— BEGIN Data rows —
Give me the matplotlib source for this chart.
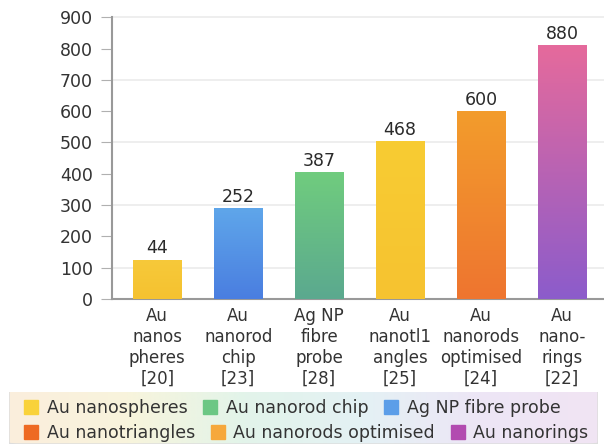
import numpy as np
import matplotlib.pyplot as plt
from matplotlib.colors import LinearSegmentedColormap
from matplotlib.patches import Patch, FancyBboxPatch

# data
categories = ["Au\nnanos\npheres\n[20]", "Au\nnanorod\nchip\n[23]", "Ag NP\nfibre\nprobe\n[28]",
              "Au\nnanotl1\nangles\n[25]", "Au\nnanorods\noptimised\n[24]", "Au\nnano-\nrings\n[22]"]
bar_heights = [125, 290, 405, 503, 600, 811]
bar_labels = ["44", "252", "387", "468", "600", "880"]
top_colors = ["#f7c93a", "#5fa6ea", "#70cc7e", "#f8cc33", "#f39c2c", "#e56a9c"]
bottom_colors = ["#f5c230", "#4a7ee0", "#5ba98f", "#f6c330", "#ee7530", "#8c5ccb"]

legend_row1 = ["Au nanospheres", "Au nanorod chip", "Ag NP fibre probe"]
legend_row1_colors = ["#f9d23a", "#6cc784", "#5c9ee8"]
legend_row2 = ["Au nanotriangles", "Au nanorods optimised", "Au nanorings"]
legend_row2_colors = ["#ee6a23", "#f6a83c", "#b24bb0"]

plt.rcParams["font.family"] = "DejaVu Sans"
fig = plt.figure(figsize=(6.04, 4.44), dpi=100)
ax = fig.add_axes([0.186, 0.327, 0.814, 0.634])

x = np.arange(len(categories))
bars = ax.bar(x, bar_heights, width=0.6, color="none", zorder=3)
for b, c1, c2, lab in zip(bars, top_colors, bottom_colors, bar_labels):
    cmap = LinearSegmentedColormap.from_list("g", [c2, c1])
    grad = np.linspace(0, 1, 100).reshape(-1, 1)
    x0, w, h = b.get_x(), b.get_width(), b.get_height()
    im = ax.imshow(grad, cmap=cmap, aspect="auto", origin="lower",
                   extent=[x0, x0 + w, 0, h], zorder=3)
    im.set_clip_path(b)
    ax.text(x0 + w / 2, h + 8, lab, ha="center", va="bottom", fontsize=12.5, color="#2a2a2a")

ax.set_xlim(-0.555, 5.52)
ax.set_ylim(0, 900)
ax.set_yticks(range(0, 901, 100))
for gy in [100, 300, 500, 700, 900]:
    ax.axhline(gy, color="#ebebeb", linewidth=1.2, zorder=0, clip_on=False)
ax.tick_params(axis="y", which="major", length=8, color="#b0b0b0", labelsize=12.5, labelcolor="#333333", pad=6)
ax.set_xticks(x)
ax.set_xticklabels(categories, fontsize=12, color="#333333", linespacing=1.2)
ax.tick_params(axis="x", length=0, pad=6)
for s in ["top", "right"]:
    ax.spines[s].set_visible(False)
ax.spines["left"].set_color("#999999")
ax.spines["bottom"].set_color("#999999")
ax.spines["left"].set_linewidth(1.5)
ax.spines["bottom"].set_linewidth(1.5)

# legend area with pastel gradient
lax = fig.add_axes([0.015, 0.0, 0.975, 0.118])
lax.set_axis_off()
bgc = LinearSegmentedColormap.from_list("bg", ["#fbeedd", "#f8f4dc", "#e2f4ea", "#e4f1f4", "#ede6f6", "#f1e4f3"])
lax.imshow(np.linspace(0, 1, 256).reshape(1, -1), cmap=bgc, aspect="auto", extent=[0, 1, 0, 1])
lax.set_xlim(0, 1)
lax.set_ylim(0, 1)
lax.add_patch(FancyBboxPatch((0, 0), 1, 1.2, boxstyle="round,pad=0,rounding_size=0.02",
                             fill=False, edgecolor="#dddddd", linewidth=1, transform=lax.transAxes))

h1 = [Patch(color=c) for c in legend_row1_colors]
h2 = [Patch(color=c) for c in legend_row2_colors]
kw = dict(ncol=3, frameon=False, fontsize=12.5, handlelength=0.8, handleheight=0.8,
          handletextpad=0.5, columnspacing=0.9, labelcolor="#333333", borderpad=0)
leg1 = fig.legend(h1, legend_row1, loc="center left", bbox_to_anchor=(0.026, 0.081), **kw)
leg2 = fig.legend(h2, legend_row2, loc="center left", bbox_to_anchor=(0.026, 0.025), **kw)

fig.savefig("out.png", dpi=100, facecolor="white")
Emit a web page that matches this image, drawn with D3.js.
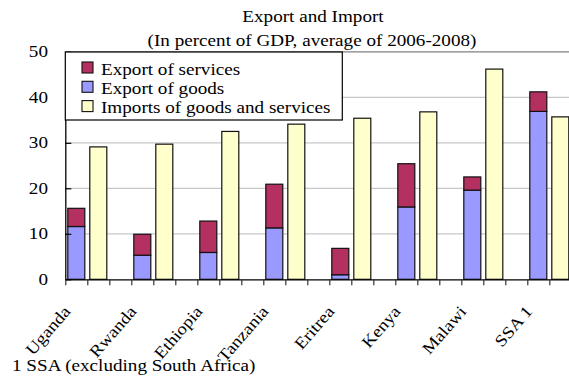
— END Data rows —
Write out each entry exactly as given, omitting any picture.

Give me the matplotlib source for this chart.
import numpy as np
import matplotlib.pyplot as plt
from matplotlib.colors import LinearSegmentedColormap
from matplotlib.patches import Patch, FancyBboxPatch

# data
categories = ["Au\nnanos\npheres\n[20]", "Au\nnanorod\nchip\n[23]", "Ag NP\nfibre\nprobe\n[28]",
              "Au\nnanotl1\nangles\n[25]", "Au\nnanorods\noptimised\n[24]", "Au\nnano-\nrings\n[22]"]
bar_heights = [125, 290, 405, 503, 600, 811]
bar_labels = ["44", "252", "387", "468", "600", "880"]
top_colors = ["#f7c93a", "#5fa6ea", "#70cc7e", "#f8cc33", "#f39c2c", "#e56a9c"]
bottom_colors = ["#f5c230", "#4a7ee0", "#5ba98f", "#f6c330", "#ee7530", "#8c5ccb"]

legend_row1 = ["Au nanospheres", "Au nanorod chip", "Ag NP fibre probe"]
legend_row1_colors = ["#f9d23a", "#6cc784", "#5c9ee8"]
legend_row2 = ["Au nanotriangles", "Au nanorods optimised", "Au nanorings"]
legend_row2_colors = ["#ee6a23", "#f6a83c", "#b24bb0"]

plt.rcParams["font.family"] = "DejaVu Sans"
fig = plt.figure(figsize=(6.04, 4.44), dpi=100)
ax = fig.add_axes([0.186, 0.327, 0.814, 0.634])

x = np.arange(len(categories))
bars = ax.bar(x, bar_heights, width=0.6, color="none", zorder=3)
for b, c1, c2, lab in zip(bars, top_colors, bottom_colors, bar_labels):
    cmap = LinearSegmentedColormap.from_list("g", [c2, c1])
    grad = np.linspace(0, 1, 100).reshape(-1, 1)
    x0, w, h = b.get_x(), b.get_width(), b.get_height()
    im = ax.imshow(grad, cmap=cmap, aspect="auto", origin="lower",
                   extent=[x0, x0 + w, 0, h], zorder=3)
    im.set_clip_path(b)
    ax.text(x0 + w / 2, h + 8, lab, ha="center", va="bottom", fontsize=12.5, color="#2a2a2a")

ax.set_xlim(-0.555, 5.52)
ax.set_ylim(0, 900)
ax.set_yticks(range(0, 901, 100))
for gy in [100, 300, 500, 700, 900]:
    ax.axhline(gy, color="#ebebeb", linewidth=1.2, zorder=0, clip_on=False)
ax.tick_params(axis="y", which="major", length=8, color="#b0b0b0", labelsize=12.5, labelcolor="#333333", pad=6)
ax.set_xticks(x)
ax.set_xticklabels(categories, fontsize=12, color="#333333", linespacing=1.2)
ax.tick_params(axis="x", length=0, pad=6)
for s in ["top", "right"]:
    ax.spines[s].set_visible(False)
ax.spines["left"].set_color("#999999")
ax.spines["bottom"].set_color("#999999")
ax.spines["left"].set_linewidth(1.5)
ax.spines["bottom"].set_linewidth(1.5)

# legend area with pastel gradient
lax = fig.add_axes([0.015, 0.0, 0.975, 0.118])
lax.set_axis_off()
bgc = LinearSegmentedColormap.from_list("bg", ["#fbeedd", "#f8f4dc", "#e2f4ea", "#e4f1f4", "#ede6f6", "#f1e4f3"])
lax.imshow(np.linspace(0, 1, 256).reshape(1, -1), cmap=bgc, aspect="auto", extent=[0, 1, 0, 1])
lax.set_xlim(0, 1)
lax.set_ylim(0, 1)
lax.add_patch(FancyBboxPatch((0, 0), 1, 1.2, boxstyle="round,pad=0,rounding_size=0.02",
                             fill=False, edgecolor="#dddddd", linewidth=1, transform=lax.transAxes))

h1 = [Patch(color=c) for c in legend_row1_colors]
h2 = [Patch(color=c) for c in legend_row2_colors]
kw = dict(ncol=3, frameon=False, fontsize=12.5, handlelength=0.8, handleheight=0.8,
          handletextpad=0.5, columnspacing=0.9, labelcolor="#333333", borderpad=0)
leg1 = fig.legend(h1, legend_row1, loc="center left", bbox_to_anchor=(0.026, 0.081), **kw)
leg2 = fig.legend(h2, legend_row2, loc="center left", bbox_to_anchor=(0.026, 0.025), **kw)

fig.savefig("out.png", dpi=100, facecolor="white")
Emit a web page that matches this image, drawn with D3.js.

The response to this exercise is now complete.